Melanoma is commonly considered a form of skin cancer. While it is certainly true that most cases of melanoma occur on the skin, this is a disease that can also occur in parts of the body besides the skin, including the eye, and on the mucosal surfaces of the body. These mucosal surfaces line the sinuses, nasal passages, oral cavity, vagina, anus, and other areas.
Melanoma, no matter where on the body it occurs, starts from normal pigment cells called melanocytes. These melanocytes produce melanin, the vital pigment that protects the skin from damage caused by the sun’s ultraviolet rays. For example, while there are approximately 800 melanocytes per square millimeter in the skin of the abdomen, there are 1,500 melanocytes per square millimeter present within the mucous membranes of the nose and mouth. Like the melanocytes found in the skin, these mucosal melanocytes can become cancerous. These changes result in the development of a type of melanoma called mucosal melanoma.

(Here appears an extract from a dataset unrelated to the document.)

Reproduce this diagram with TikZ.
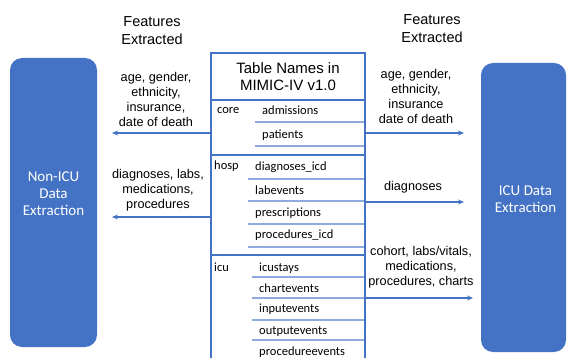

While melanomas that appears on the skin and mucosal surfaces all start from melanocytes, cutaneous (skin) melanoma and mucosal melanoma differ significantly in their behavior and their basic biology. The risk of developing cutaneous melanoma is linked with a history of sun exposure, particularly during childhood; however, this is not true for mucosal melanoma. Indeed, at this time, no clear history of sun exposures, family history, or other risk factors have been established for this disease.
As with most cases of melanoma, complete removal of the mucosal melanoma through surgery provides the greatest likelihood of a cure. The possibility of completely resecting the disease is greatest when diagnosed early; however, unfortunately, such early diagnosis is difficult due to several reasons. Mucosal melanoma is relatively rare, often neither the patients or physicians suspect that it is mucosal melanoma, and the fact that these tumors cause fairly general symptoms. These symptoms differ depending on where the mucosal melanoma develops, but can include bleeding, rectal discomfort, the development of a rectal mass in cases of anorectal mucosal melanoma, vaginal bleeding, vaginal discharge, the development of pigmented spots in cases of vulvovaginal melanoma, or the development of recurrent nose bleeding in sinonasal mucosal melanoma.
Despite the significant advances that have been made in the understanding of mucosal melanoma, this remains a challenging disease to treat. While the new immunotherapy and targeted therapy treatments have greatly improved outcomes in patients with cutaneous melanoma and can help some patients with advanced mucosal melanoma, they generally do not work as well in mucosal melanoma. To develop more successful treatments, we must support combined efforts between the patients dealing with this disease, the doctors caring for them, and the laboratory and clinical researchers working to develop new treatments for mucosal melanoma. It is through this kind of cooperation that we can increase education and awareness of this rare disease and ultimately identify new, more effective, and potentially curative treatments.